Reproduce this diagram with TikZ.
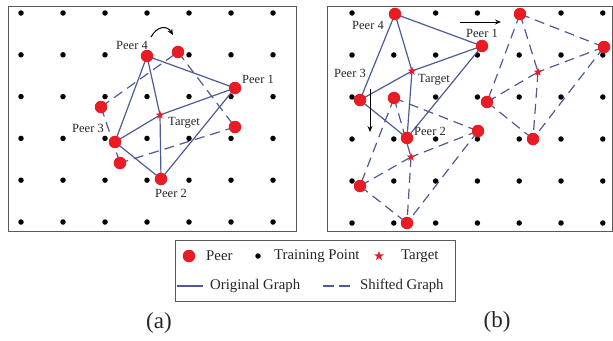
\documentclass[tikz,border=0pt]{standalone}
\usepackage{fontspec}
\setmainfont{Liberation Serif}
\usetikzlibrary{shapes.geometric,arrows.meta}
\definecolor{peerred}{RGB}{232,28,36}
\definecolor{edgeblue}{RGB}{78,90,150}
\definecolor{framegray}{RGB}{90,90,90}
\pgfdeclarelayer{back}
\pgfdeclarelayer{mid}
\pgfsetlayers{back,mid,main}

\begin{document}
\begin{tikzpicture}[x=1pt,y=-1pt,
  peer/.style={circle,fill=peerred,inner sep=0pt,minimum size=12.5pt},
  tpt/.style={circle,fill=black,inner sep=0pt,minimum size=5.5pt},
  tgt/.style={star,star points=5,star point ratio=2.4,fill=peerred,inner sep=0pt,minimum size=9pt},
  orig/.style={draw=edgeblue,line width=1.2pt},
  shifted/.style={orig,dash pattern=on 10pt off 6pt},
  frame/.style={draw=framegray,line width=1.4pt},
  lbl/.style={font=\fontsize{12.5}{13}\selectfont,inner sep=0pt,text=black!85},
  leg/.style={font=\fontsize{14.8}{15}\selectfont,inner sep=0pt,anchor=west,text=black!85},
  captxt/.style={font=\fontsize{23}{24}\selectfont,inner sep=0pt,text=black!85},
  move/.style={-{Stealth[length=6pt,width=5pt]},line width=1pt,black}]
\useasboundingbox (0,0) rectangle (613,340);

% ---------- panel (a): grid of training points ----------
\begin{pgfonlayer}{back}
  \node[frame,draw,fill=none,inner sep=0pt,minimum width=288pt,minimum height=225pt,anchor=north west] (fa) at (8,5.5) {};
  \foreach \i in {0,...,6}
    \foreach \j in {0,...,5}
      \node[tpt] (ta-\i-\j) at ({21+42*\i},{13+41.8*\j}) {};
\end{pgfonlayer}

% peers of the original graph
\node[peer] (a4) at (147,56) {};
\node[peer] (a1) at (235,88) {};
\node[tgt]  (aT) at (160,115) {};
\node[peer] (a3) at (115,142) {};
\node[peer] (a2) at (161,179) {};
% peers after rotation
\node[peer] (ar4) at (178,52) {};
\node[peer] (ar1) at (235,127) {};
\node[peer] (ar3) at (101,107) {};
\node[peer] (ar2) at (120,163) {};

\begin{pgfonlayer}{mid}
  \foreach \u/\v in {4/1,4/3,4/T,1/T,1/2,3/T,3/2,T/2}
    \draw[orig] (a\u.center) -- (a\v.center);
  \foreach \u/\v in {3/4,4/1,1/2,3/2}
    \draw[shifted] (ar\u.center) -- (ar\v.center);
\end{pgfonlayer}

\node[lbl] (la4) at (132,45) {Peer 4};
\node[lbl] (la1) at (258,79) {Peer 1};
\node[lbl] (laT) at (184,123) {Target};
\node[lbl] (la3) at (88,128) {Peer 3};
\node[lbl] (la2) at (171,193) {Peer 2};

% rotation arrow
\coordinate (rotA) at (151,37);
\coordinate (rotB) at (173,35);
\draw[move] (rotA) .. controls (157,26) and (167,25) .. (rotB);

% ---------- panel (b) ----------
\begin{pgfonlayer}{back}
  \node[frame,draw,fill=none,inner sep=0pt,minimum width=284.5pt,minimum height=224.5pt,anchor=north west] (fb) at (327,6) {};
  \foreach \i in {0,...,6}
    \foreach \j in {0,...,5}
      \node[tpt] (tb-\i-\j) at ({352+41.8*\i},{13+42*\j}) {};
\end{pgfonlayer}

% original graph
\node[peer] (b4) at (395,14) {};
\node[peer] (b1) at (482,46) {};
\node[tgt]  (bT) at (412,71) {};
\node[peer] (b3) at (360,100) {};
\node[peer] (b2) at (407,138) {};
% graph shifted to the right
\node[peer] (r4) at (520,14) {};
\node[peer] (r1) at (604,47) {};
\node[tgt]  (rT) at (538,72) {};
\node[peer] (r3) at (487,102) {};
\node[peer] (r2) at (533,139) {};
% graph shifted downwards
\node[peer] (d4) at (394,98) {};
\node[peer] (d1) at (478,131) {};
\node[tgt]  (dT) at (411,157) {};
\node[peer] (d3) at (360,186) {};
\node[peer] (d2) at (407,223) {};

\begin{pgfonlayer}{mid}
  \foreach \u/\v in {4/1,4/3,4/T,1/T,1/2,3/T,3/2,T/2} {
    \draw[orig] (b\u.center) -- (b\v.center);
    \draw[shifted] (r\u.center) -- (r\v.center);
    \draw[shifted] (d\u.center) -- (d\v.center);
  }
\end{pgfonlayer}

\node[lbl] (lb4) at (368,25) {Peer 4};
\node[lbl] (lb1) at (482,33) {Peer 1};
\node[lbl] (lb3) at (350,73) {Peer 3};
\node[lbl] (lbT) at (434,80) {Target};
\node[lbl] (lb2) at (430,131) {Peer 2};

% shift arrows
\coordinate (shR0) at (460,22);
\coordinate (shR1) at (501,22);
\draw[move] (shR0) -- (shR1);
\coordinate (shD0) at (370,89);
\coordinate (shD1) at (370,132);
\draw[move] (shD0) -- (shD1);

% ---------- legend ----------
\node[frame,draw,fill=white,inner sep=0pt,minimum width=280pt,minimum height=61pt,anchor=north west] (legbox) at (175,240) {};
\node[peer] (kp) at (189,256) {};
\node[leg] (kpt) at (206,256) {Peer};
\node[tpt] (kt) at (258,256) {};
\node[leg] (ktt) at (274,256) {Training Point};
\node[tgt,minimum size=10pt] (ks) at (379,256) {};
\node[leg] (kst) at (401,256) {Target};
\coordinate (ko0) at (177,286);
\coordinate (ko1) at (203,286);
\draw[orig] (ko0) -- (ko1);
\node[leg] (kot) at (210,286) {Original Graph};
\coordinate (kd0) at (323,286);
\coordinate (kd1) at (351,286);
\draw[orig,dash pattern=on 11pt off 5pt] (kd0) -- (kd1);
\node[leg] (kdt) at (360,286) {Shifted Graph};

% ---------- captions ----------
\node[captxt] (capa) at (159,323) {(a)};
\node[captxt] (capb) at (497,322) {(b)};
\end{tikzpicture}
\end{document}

▸ **Aim**
Write the listing out a second time exactly, dropping all images.

▸ **Reply to the exercise**
Reproduce this diagram with TikZ.
\documentclass[tikz,border=0pt]{standalone}
\usepackage{fontspec}
\setmainfont{Liberation Serif}
\usetikzlibrary{shapes.geometric,arrows.meta}
\definecolor{peerred}{RGB}{232,28,36}
\definecolor{edgeblue}{RGB}{78,90,150}
\definecolor{framegray}{RGB}{90,90,90}
\pgfdeclarelayer{back}
\pgfdeclarelayer{mid}
\pgfsetlayers{back,mid,main}

\begin{document}
\begin{tikzpicture}[x=1pt,y=-1pt,
  peer/.style={circle,fill=peerred,inner sep=0pt,minimum size=12.5pt},
  tpt/.style={circle,fill=black,inner sep=0pt,minimum size=5.5pt},
  tgt/.style={star,star points=5,star point ratio=2.4,fill=peerred,inner sep=0pt,minimum size=9pt},
  orig/.style={draw=edgeblue,line width=1.2pt},
  shifted/.style={orig,dash pattern=on 10pt off 6pt},
  frame/.style={draw=framegray,line width=1.4pt},
  lbl/.style={font=\fontsize{12.5}{13}\selectfont,inner sep=0pt,text=black!85},
  leg/.style={font=\fontsize{14.8}{15}\selectfont,inner sep=0pt,anchor=west,text=black!85},
  captxt/.style={font=\fontsize{23}{24}\selectfont,inner sep=0pt,text=black!85},
  move/.style={-{Stealth[length=6pt,width=5pt]},line width=1pt,black}]
\useasboundingbox (0,0) rectangle (613,340);

% ---------- panel (a): grid of training points ----------
\begin{pgfonlayer}{back}
  \node[frame,draw,fill=none,inner sep=0pt,minimum width=288pt,minimum height=225pt,anchor=north west] (fa) at (8,5.5) {};
  \foreach \i in {0,...,6}
    \foreach \j in {0,...,5}
      \node[tpt] (ta-\i-\j) at ({21+42*\i},{13+41.8*\j}) {};
\end{pgfonlayer}

% peers of the original graph
\node[peer] (a4) at (147,56) {};
\node[peer] (a1) at (235,88) {};
\node[tgt]  (aT) at (160,115) {};
\node[peer] (a3) at (115,142) {};
\node[peer] (a2) at (161,179) {};
% peers after rotation
\node[peer] (ar4) at (178,52) {};
\node[peer] (ar1) at (235,127) {};
\node[peer] (ar3) at (101,107) {};
\node[peer] (ar2) at (120,163) {};

\begin{pgfonlayer}{mid}
  \foreach \u/\v in {4/1,4/3,4/T,1/T,1/2,3/T,3/2,T/2}
    \draw[orig] (a\u.center) -- (a\v.center);
  \foreach \u/\v in {3/4,4/1,1/2,3/2}
    \draw[shifted] (ar\u.center) -- (ar\v.center);
\end{pgfonlayer}

\node[lbl] (la4) at (132,45) {Peer 4};
\node[lbl] (la1) at (258,79) {Peer 1};
\node[lbl] (laT) at (184,123) {Target};
\node[lbl] (la3) at (88,128) {Peer 3};
\node[lbl] (la2) at (171,193) {Peer 2};

% rotation arrow
\coordinate (rotA) at (151,37);
\coordinate (rotB) at (173,35);
\draw[move] (rotA) .. controls (157,26) and (167,25) .. (rotB);

% ---------- panel (b) ----------
\begin{pgfonlayer}{back}
  \node[frame,draw,fill=none,inner sep=0pt,minimum width=284.5pt,minimum height=224.5pt,anchor=north west] (fb) at (327,6) {};
  \foreach \i in {0,...,6}
    \foreach \j in {0,...,5}
      \node[tpt] (tb-\i-\j) at ({352+41.8*\i},{13+42*\j}) {};
\end{pgfonlayer}

% original graph
\node[peer] (b4) at (395,14) {};
\node[peer] (b1) at (482,46) {};
\node[tgt]  (bT) at (412,71) {};
\node[peer] (b3) at (360,100) {};
\node[peer] (b2) at (407,138) {};
% graph shifted to the right
\node[peer] (r4) at (520,14) {};
\node[peer] (r1) at (604,47) {};
\node[tgt]  (rT) at (538,72) {};
\node[peer] (r3) at (487,102) {};
\node[peer] (r2) at (533,139) {};
% graph shifted downwards
\node[peer] (d4) at (394,98) {};
\node[peer] (d1) at (478,131) {};
\node[tgt]  (dT) at (411,157) {};
\node[peer] (d3) at (360,186) {};
\node[peer] (d2) at (407,223) {};

\begin{pgfonlayer}{mid}
  \foreach \u/\v in {4/1,4/3,4/T,1/T,1/2,3/T,3/2,T/2} {
    \draw[orig] (b\u.center) -- (b\v.center);
    \draw[shifted] (r\u.center) -- (r\v.center);
    \draw[shifted] (d\u.center) -- (d\v.center);
  }
\end{pgfonlayer}

\node[lbl] (lb4) at (368,25) {Peer 4};
\node[lbl] (lb1) at (482,33) {Peer 1};
\node[lbl] (lb3) at (350,73) {Peer 3};
\node[lbl] (lbT) at (434,80) {Target};
\node[lbl] (lb2) at (430,131) {Peer 2};

% shift arrows
\coordinate (shR0) at (460,22);
\coordinate (shR1) at (501,22);
\draw[move] (shR0) -- (shR1);
\coordinate (shD0) at (370,89);
\coordinate (shD1) at (370,132);
\draw[move] (shD0) -- (shD1);

% ---------- legend ----------
\node[frame,draw,fill=white,inner sep=0pt,minimum width=280pt,minimum height=61pt,anchor=north west] (legbox) at (175,240) {};
\node[peer] (kp) at (189,256) {};
\node[leg] (kpt) at (206,256) {Peer};
\node[tpt] (kt) at (258,256) {};
\node[leg] (ktt) at (274,256) {Training Point};
\node[tgt,minimum size=10pt] (ks) at (379,256) {};
\node[leg] (kst) at (401,256) {Target};
\coordinate (ko0) at (177,286);
\coordinate (ko1) at (203,286);
\draw[orig] (ko0) -- (ko1);
\node[leg] (kot) at (210,286) {Original Graph};
\coordinate (kd0) at (323,286);
\coordinate (kd1) at (351,286);
\draw[orig,dash pattern=on 11pt off 5pt] (kd0) -- (kd1);
\node[leg] (kdt) at (360,286) {Shifted Graph};

% ---------- captions ----------
\node[captxt] (capa) at (159,323) {(a)};
\node[captxt] (capb) at (497,322) {(b)};
\end{tikzpicture}
\end{document}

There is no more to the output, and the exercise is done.